DATASET SECTION
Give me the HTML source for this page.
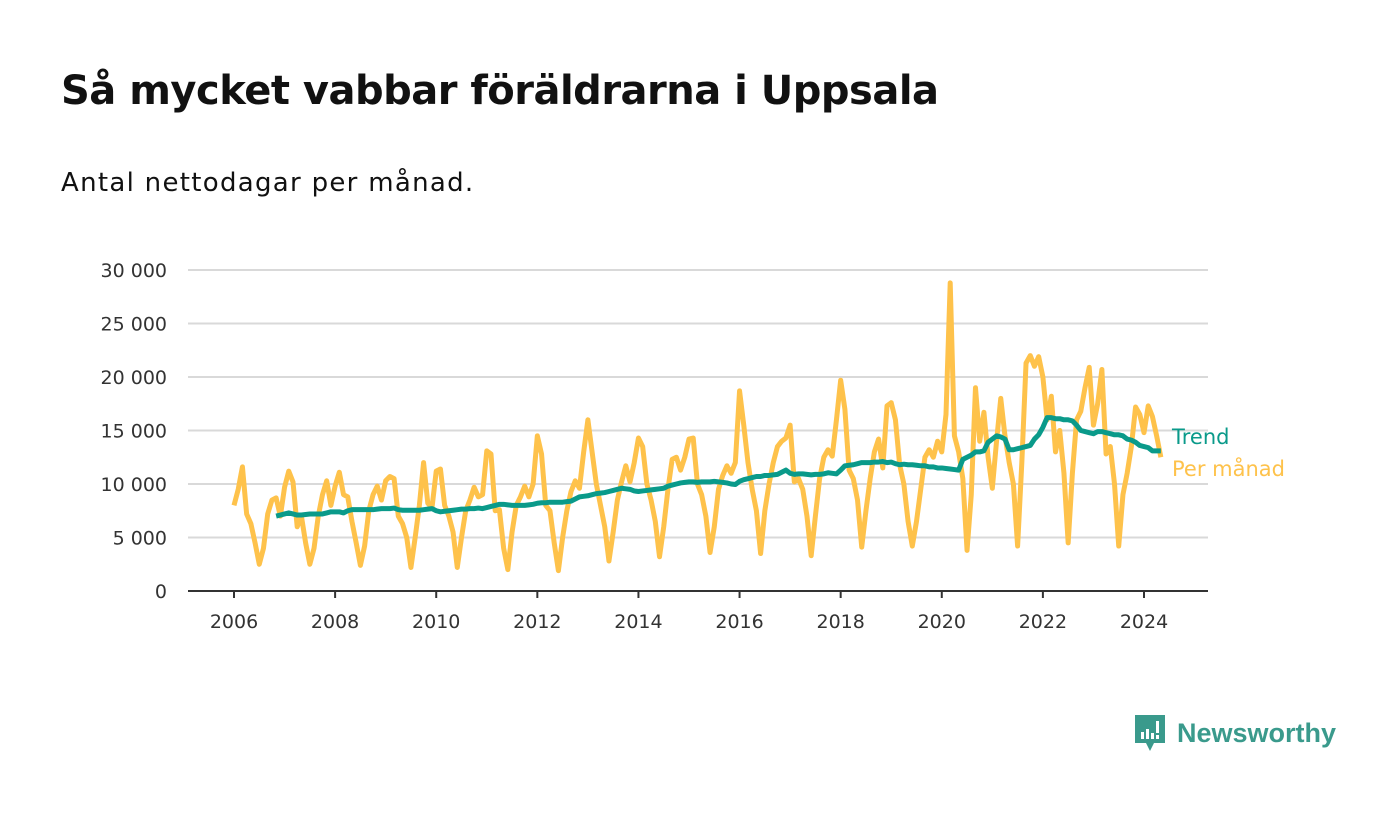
<!DOCTYPE html>
<html><head><meta charset="utf-8">
<style>
html,body{margin:0;padding:0;background:#fff;}
body{width:1400px;height:813px;position:relative;overflow:hidden;font-family:"DejaVu Sans","Liberation Sans",sans-serif;}
#title{position:absolute;left:61px;top:68px;font-size:40px;font-weight:bold;color:#111;margin:0;letter-spacing:-0.5px;}
#subtitle{position:absolute;left:61px;top:168px;font-size:26px;color:#111;letter-spacing:1.3px;}
svg{position:absolute;left:0;top:0;}
.tick{font-size:19px;fill:#333;}
</style></head><body>
<h1 id="title">Så mycket vabbar föräldrarna i Uppsala</h1>
<div id="subtitle">Antal nettodagar per månad.</div>
<svg id="chart" width="1400" height="813"></svg>
<div style="position:absolute;left:1133px;top:713px;display:flex;align-items:center;">
  <svg width="34" height="40" style="position:static">
    <path d="M2 2 H32 V30 H21 L17 38 L13 30 H2 Z" fill="#3a9a8c"/>
    <rect x="8" y="19" width="3" height="7" fill="#fff"/><rect x="13" y="16" width="3" height="10" fill="#fff"/><rect x="18" y="20" width="3" height="6" fill="#fff"/><rect x="23" y="8" width="3" height="12" fill="#fff"/><rect x="23" y="22" width="3" height="4" fill="#fff"/>
  </svg>
  <span style="margin-left:10px;font-family:'Liberation Sans',sans-serif;font-size:27px;font-weight:bold;color:#3a9a8c;">Newsworthy</span>
</div>
<script>
const yTicks=[0,5000,10000,15000,20000,25000,30000];
const yTickLabels=["0","5 000","10 000","15 000","20 000","25 000","30 000"];
const xTicks=[2006,2008,2010,2012,2014,2016,2018,2020,2022,2024];
const startYear=2006;
const monthly=[
8000,9500,11600,7200,6300,4500,2500,4000,7200,8500,8700,7000,
9700,11200,10200,6000,7000,4500,2500,4000,7000,9000,10300,8000,
9800,11100,9000,8800,6500,4500,2400,4200,7500,9000,9800,8500,
10300,10700,10500,7000,6300,5000,2200,5000,8000,12000,8200,7800,
11200,11400,8000,7000,5500,2200,5000,7500,8500,9700,8800,9000,
13100,12800,7500,7600,4000,2000,5500,8000,8800,9800,8800,10000,
14500,12800,8000,7500,4500,1900,5000,7500,9300,10300,9600,13000,
16000,13000,10000,8000,6000,2800,5500,8500,10200,11700,10200,12000,
14300,13500,10000,8500,6500,3200,6000,9500,12300,12500,11300,12500,
14200,14300,10000,9000,7000,3600,6000,9500,10800,11700,11000,12000,
18700,15500,12000,9500,7500,3500,7500,10000,12000,13500,14000,14300,
15500,10200,10500,9500,7000,3300,7000,10500,12500,13200,12600,16000,
19700,17000,11300,10500,8500,4100,7500,10500,13000,14200,11500,17300,
17600,16000,11800,10000,6500,4200,6500,9500,12500,13200,12500,14000,
13000,16500,28800,14500,13000,10500,3800,9000,19000,14000,16700,12500,
9600,14000,18000,14500,12000,10000,4200,12000,21300,22000,21000,21900,
20000,16000,18200,13000,15000,11000,4500,11000,16000,16800,19000,20900,
15500,17500,20700,12800,13500,10000,4200,9000,11000,13500,17200,16500,
14800,17300,16300,14500,12500];
const trendStart=10;
const trend=[
7000,7100,
7200,7300,7200,7100,7100,7150,7200,7200,7200,7200,7300,7400,
7400,7400,7300,7500,7600,7600,7600,7600,7600,7600,7650,7700,
7700,7700,7750,7600,7550,7550,7550,7550,7550,7600,7650,7700,
7500,7400,7450,7500,7550,7600,7650,7650,7700,7700,7750,7700,
7800,7900,8000,8100,8100,8050,8000,8000,8000,8000,8050,8100,
8200,8250,8250,8300,8300,8300,8300,8350,8400,8600,8800,8850,
8900,9000,9100,9150,9200,9300,9400,9500,9600,9550,9500,9350,
9300,9350,9400,9450,9500,9550,9600,9800,9900,10000,10100,10150,
10200,10200,10150,10200,10200,10200,10250,10200,10150,10100,10000,9950,
10250,10400,10500,10600,10700,10700,10800,10800,10850,10900,11100,11300,
11000,10900,10950,10950,10900,10850,10900,10900,10950,11050,11000,10950,
11300,11700,11750,11800,11900,12000,12000,12000,12050,12050,12100,12000,
12050,11900,11800,11850,11800,11800,11750,11700,11700,11600,11600,11500,
11500,11450,11400,11350,11300,12300,12500,12700,13000,13000,13100,13900,
14200,14500,14400,14200,13200,13200,13300,13400,13500,13600,14200,14600,
15300,16200,16200,16100,16100,16000,16000,15900,15500,15000,14900,14800,
14700,14900,14900,14800,14700,14600,14600,14500,14200,14100,13900,13600,
13500,13400,13100,13100,13100];
const seriesNames=["Trend","Per månad"];

const NS="http://www.w3.org/2000/svg";
const svg=document.getElementById('chart');
const X0=188,X1=1208,Y0=591,Y1=270;
function xPos(monthIndex){return 234+(monthIndex/12)*(910/18);}
function xYear(y){return xPos((y-startYear)*12);}
function yPos(v){return Y0-(v/30000)*(Y0-Y1);}
function mk(tag,attrs){const e=document.createElementNS(NS,tag);for(const k in attrs)e.setAttribute(k,attrs[k]);svg.appendChild(e);return e;}

yTicks.forEach((v,i)=>{
  if(v>0){const g=mk('line',{x1:X0,x2:X1,y1:yPos(v),y2:yPos(v),stroke:'#d9d9d9','stroke-width':2});
  
  }
  const t=mk('text',{x:167,y:yPos(v)+7,'text-anchor':'end',class:'tick'});
  t.textContent=yTickLabels[i];
  
  
});
const ax=mk('line',{x1:X0,x2:X1,y1:Y0,y2:Y0,stroke:'#333','stroke-width':2});


xTicks.forEach(y=>{
  const tk=mk('line',{x1:xYear(y),x2:xYear(y),y1:Y0,y2:Y0+7,stroke:'#333','stroke-width':2});
  
  
  const t=mk('text',{x:xYear(y),y:628,'text-anchor':'middle',class:'tick'});
  t.textContent=y;
  
  
});
const pm=mk('polyline',{points:monthly.map((v,i)=>xPos(i)+','+yPos(v)).join(' '),fill:'none',stroke:'#FEC24B','stroke-width':5,'stroke-linejoin':'round'});


const tr=mk('polyline',{points:trend.map((v,i)=>xPos(i+trendStart)+','+yPos(v)).join(' '),fill:'none',stroke:'#0A9A8A','stroke-width':5,'stroke-linejoin':'round'});


const l1=mk('text',{x:1172,y:444,fill:'#0A9A8A','font-size':21});
l1.textContent=seriesNames[0];


const l2=mk('text',{x:1172,y:476,fill:'#FEC24B','font-size':21});
l2.textContent=seriesNames[1];


</script>
</body></html>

STATED PROBLEM
Repeat the lines above exactly, and keep every picture out.

EXERCISE RESPONSE
Give me the HTML source for this page.
<!DOCTYPE html>
<html><head><meta charset="utf-8">
<style>
html,body{margin:0;padding:0;background:#fff;}
body{width:1400px;height:813px;position:relative;overflow:hidden;font-family:"DejaVu Sans","Liberation Sans",sans-serif;}
#title{position:absolute;left:61px;top:68px;font-size:40px;font-weight:bold;color:#111;margin:0;letter-spacing:-0.5px;}
#subtitle{position:absolute;left:61px;top:168px;font-size:26px;color:#111;letter-spacing:1.3px;}
svg{position:absolute;left:0;top:0;}
.tick{font-size:19px;fill:#333;}
</style></head><body>
<h1 id="title">Så mycket vabbar föräldrarna i Uppsala</h1>
<div id="subtitle">Antal nettodagar per månad.</div>
<svg id="chart" width="1400" height="813"></svg>
<div style="position:absolute;left:1133px;top:713px;display:flex;align-items:center;">
  <svg width="34" height="40" style="position:static">
    <path d="M2 2 H32 V30 H21 L17 38 L13 30 H2 Z" fill="#3a9a8c"/>
    <rect x="8" y="19" width="3" height="7" fill="#fff"/><rect x="13" y="16" width="3" height="10" fill="#fff"/><rect x="18" y="20" width="3" height="6" fill="#fff"/><rect x="23" y="8" width="3" height="12" fill="#fff"/><rect x="23" y="22" width="3" height="4" fill="#fff"/>
  </svg>
  <span style="margin-left:10px;font-family:'Liberation Sans',sans-serif;font-size:27px;font-weight:bold;color:#3a9a8c;">Newsworthy</span>
</div>
<script>
const yTicks=[0,5000,10000,15000,20000,25000,30000];
const yTickLabels=["0","5 000","10 000","15 000","20 000","25 000","30 000"];
const xTicks=[2006,2008,2010,2012,2014,2016,2018,2020,2022,2024];
const startYear=2006;
const monthly=[
8000,9500,11600,7200,6300,4500,2500,4000,7200,8500,8700,7000,
9700,11200,10200,6000,7000,4500,2500,4000,7000,9000,10300,8000,
9800,11100,9000,8800,6500,4500,2400,4200,7500,9000,9800,8500,
10300,10700,10500,7000,6300,5000,2200,5000,8000,12000,8200,7800,
11200,11400,8000,7000,5500,2200,5000,7500,8500,9700,8800,9000,
13100,12800,7500,7600,4000,2000,5500,8000,8800,9800,8800,10000,
14500,12800,8000,7500,4500,1900,5000,7500,9300,10300,9600,13000,
16000,13000,10000,8000,6000,2800,5500,8500,10200,11700,10200,12000,
14300,13500,10000,8500,6500,3200,6000,9500,12300,12500,11300,12500,
14200,14300,10000,9000,7000,3600,6000,9500,10800,11700,11000,12000,
18700,15500,12000,9500,7500,3500,7500,10000,12000,13500,14000,14300,
15500,10200,10500,9500,7000,3300,7000,10500,12500,13200,12600,16000,
19700,17000,11300,10500,8500,4100,7500,10500,13000,14200,11500,17300,
17600,16000,11800,10000,6500,4200,6500,9500,12500,13200,12500,14000,
13000,16500,28800,14500,13000,10500,3800,9000,19000,14000,16700,12500,
9600,14000,18000,14500,12000,10000,4200,12000,21300,22000,21000,21900,
20000,16000,18200,13000,15000,11000,4500,11000,16000,16800,19000,20900,
15500,17500,20700,12800,13500,10000,4200,9000,11000,13500,17200,16500,
14800,17300,16300,14500,12500];
const trendStart=10;
const trend=[
7000,7100,
7200,7300,7200,7100,7100,7150,7200,7200,7200,7200,7300,7400,
7400,7400,7300,7500,7600,7600,7600,7600,7600,7600,7650,7700,
7700,7700,7750,7600,7550,7550,7550,7550,7550,7600,7650,7700,
7500,7400,7450,7500,7550,7600,7650,7650,7700,7700,7750,7700,
7800,7900,8000,8100,8100,8050,8000,8000,8000,8000,8050,8100,
8200,8250,8250,8300,8300,8300,8300,8350,8400,8600,8800,8850,
8900,9000,9100,9150,9200,9300,9400,9500,9600,9550,9500,9350,
9300,9350,9400,9450,9500,9550,9600,9800,9900,10000,10100,10150,
10200,10200,10150,10200,10200,10200,10250,10200,10150,10100,10000,9950,
10250,10400,10500,10600,10700,10700,10800,10800,10850,10900,11100,11300,
11000,10900,10950,10950,10900,10850,10900,10900,10950,11050,11000,10950,
11300,11700,11750,11800,11900,12000,12000,12000,12050,12050,12100,12000,
12050,11900,11800,11850,11800,11800,11750,11700,11700,11600,11600,11500,
11500,11450,11400,11350,11300,12300,12500,12700,13000,13000,13100,13900,
14200,14500,14400,14200,13200,13200,13300,13400,13500,13600,14200,14600,
15300,16200,16200,16100,16100,16000,16000,15900,15500,15000,14900,14800,
14700,14900,14900,14800,14700,14600,14600,14500,14200,14100,13900,13600,
13500,13400,13100,13100,13100];
const seriesNames=["Trend","Per månad"];

const NS="http://www.w3.org/2000/svg";
const svg=document.getElementById('chart');
const X0=188,X1=1208,Y0=591,Y1=270;
function xPos(monthIndex){return 234+(monthIndex/12)*(910/18);}
function xYear(y){return xPos((y-startYear)*12);}
function yPos(v){return Y0-(v/30000)*(Y0-Y1);}
function mk(tag,attrs){const e=document.createElementNS(NS,tag);for(const k in attrs)e.setAttribute(k,attrs[k]);svg.appendChild(e);return e;}

yTicks.forEach((v,i)=>{
  if(v>0){const g=mk('line',{x1:X0,x2:X1,y1:yPos(v),y2:yPos(v),stroke:'#d9d9d9','stroke-width':2});
  
  }
  const t=mk('text',{x:167,y:yPos(v)+7,'text-anchor':'end',class:'tick'});
  t.textContent=yTickLabels[i];
  
  
});
const ax=mk('line',{x1:X0,x2:X1,y1:Y0,y2:Y0,stroke:'#333','stroke-width':2});


xTicks.forEach(y=>{
  const tk=mk('line',{x1:xYear(y),x2:xYear(y),y1:Y0,y2:Y0+7,stroke:'#333','stroke-width':2});
  
  
  const t=mk('text',{x:xYear(y),y:628,'text-anchor':'middle',class:'tick'});
  t.textContent=y;
  
  
});
const pm=mk('polyline',{points:monthly.map((v,i)=>xPos(i)+','+yPos(v)).join(' '),fill:'none',stroke:'#FEC24B','stroke-width':5,'stroke-linejoin':'round'});


const tr=mk('polyline',{points:trend.map((v,i)=>xPos(i+trendStart)+','+yPos(v)).join(' '),fill:'none',stroke:'#0A9A8A','stroke-width':5,'stroke-linejoin':'round'});


const l1=mk('text',{x:1172,y:444,fill:'#0A9A8A','font-size':21});
l1.textContent=seriesNames[0];


const l2=mk('text',{x:1172,y:476,fill:'#FEC24B','font-size':21});
l2.textContent=seriesNames[1];


</script>
</body></html>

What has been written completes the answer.